OBJECTIVE
The listing must be reproduced in full, exactly as it stands.

-- start STORED RECORDS --

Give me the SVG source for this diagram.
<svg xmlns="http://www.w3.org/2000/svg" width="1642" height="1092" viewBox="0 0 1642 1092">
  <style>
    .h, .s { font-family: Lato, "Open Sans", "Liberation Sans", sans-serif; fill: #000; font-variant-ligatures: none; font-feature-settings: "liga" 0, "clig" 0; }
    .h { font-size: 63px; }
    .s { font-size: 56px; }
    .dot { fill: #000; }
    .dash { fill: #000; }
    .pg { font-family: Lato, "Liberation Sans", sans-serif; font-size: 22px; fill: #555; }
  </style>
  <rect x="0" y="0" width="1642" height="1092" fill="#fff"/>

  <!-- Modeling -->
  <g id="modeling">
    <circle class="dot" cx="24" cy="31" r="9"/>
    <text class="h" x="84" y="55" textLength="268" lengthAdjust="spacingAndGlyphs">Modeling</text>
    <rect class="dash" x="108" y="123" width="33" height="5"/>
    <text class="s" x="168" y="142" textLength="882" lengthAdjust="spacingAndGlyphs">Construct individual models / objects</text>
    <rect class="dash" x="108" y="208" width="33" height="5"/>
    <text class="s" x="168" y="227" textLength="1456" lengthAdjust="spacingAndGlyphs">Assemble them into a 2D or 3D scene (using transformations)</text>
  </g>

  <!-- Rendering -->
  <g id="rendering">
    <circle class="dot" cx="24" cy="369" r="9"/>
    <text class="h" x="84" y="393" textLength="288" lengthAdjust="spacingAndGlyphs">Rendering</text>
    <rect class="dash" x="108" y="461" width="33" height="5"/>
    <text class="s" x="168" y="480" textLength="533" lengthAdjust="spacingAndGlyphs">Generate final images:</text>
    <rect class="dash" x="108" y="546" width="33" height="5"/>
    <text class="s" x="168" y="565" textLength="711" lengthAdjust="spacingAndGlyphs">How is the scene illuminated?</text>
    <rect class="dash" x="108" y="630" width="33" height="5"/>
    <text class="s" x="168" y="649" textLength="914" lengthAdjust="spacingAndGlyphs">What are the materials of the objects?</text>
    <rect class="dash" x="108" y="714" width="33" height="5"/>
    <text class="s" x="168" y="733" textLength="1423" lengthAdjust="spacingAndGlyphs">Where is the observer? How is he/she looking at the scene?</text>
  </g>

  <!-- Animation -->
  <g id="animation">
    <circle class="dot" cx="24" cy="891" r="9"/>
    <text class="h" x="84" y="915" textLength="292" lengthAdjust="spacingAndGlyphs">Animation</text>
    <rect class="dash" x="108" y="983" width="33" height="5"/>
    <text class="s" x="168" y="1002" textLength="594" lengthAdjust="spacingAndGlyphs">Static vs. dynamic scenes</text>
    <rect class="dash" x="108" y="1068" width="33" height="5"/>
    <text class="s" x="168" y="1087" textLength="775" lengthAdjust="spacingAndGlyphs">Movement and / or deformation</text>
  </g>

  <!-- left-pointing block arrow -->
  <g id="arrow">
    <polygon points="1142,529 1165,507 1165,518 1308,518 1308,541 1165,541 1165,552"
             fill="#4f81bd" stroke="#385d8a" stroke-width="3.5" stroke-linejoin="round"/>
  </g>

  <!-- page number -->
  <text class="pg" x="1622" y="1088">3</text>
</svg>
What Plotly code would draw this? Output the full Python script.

-- end STORED RECORDS --

EXERCISE RESULT
Give me the SVG source for this diagram.
<svg xmlns="http://www.w3.org/2000/svg" width="1642" height="1092" viewBox="0 0 1642 1092">
  <style>
    .h, .s { font-family: Lato, "Open Sans", "Liberation Sans", sans-serif; fill: #000; font-variant-ligatures: none; font-feature-settings: "liga" 0, "clig" 0; }
    .h { font-size: 63px; }
    .s { font-size: 56px; }
    .dot { fill: #000; }
    .dash { fill: #000; }
    .pg { font-family: Lato, "Liberation Sans", sans-serif; font-size: 22px; fill: #555; }
  </style>
  <rect x="0" y="0" width="1642" height="1092" fill="#fff"/>

  <!-- Modeling -->
  <g id="modeling">
    <circle class="dot" cx="24" cy="31" r="9"/>
    <text class="h" x="84" y="55" textLength="268" lengthAdjust="spacingAndGlyphs">Modeling</text>
    <rect class="dash" x="108" y="123" width="33" height="5"/>
    <text class="s" x="168" y="142" textLength="882" lengthAdjust="spacingAndGlyphs">Construct individual models / objects</text>
    <rect class="dash" x="108" y="208" width="33" height="5"/>
    <text class="s" x="168" y="227" textLength="1456" lengthAdjust="spacingAndGlyphs">Assemble them into a 2D or 3D scene (using transformations)</text>
  </g>

  <!-- Rendering -->
  <g id="rendering">
    <circle class="dot" cx="24" cy="369" r="9"/>
    <text class="h" x="84" y="393" textLength="288" lengthAdjust="spacingAndGlyphs">Rendering</text>
    <rect class="dash" x="108" y="461" width="33" height="5"/>
    <text class="s" x="168" y="480" textLength="533" lengthAdjust="spacingAndGlyphs">Generate final images:</text>
    <rect class="dash" x="108" y="546" width="33" height="5"/>
    <text class="s" x="168" y="565" textLength="711" lengthAdjust="spacingAndGlyphs">How is the scene illuminated?</text>
    <rect class="dash" x="108" y="630" width="33" height="5"/>
    <text class="s" x="168" y="649" textLength="914" lengthAdjust="spacingAndGlyphs">What are the materials of the objects?</text>
    <rect class="dash" x="108" y="714" width="33" height="5"/>
    <text class="s" x="168" y="733" textLength="1423" lengthAdjust="spacingAndGlyphs">Where is the observer? How is he/she looking at the scene?</text>
  </g>

  <!-- Animation -->
  <g id="animation">
    <circle class="dot" cx="24" cy="891" r="9"/>
    <text class="h" x="84" y="915" textLength="292" lengthAdjust="spacingAndGlyphs">Animation</text>
    <rect class="dash" x="108" y="983" width="33" height="5"/>
    <text class="s" x="168" y="1002" textLength="594" lengthAdjust="spacingAndGlyphs">Static vs. dynamic scenes</text>
    <rect class="dash" x="108" y="1068" width="33" height="5"/>
    <text class="s" x="168" y="1087" textLength="775" lengthAdjust="spacingAndGlyphs">Movement and / or deformation</text>
  </g>

  <!-- left-pointing block arrow -->
  <g id="arrow">
    <polygon points="1142,529 1165,507 1165,518 1308,518 1308,541 1165,541 1165,552"
             fill="#4f81bd" stroke="#385d8a" stroke-width="3.5" stroke-linejoin="round"/>
  </g>

  <!-- page number -->
  <text class="pg" x="1622" y="1088">3</text>
</svg>
What Plotly code would draw this? Output the full Python script.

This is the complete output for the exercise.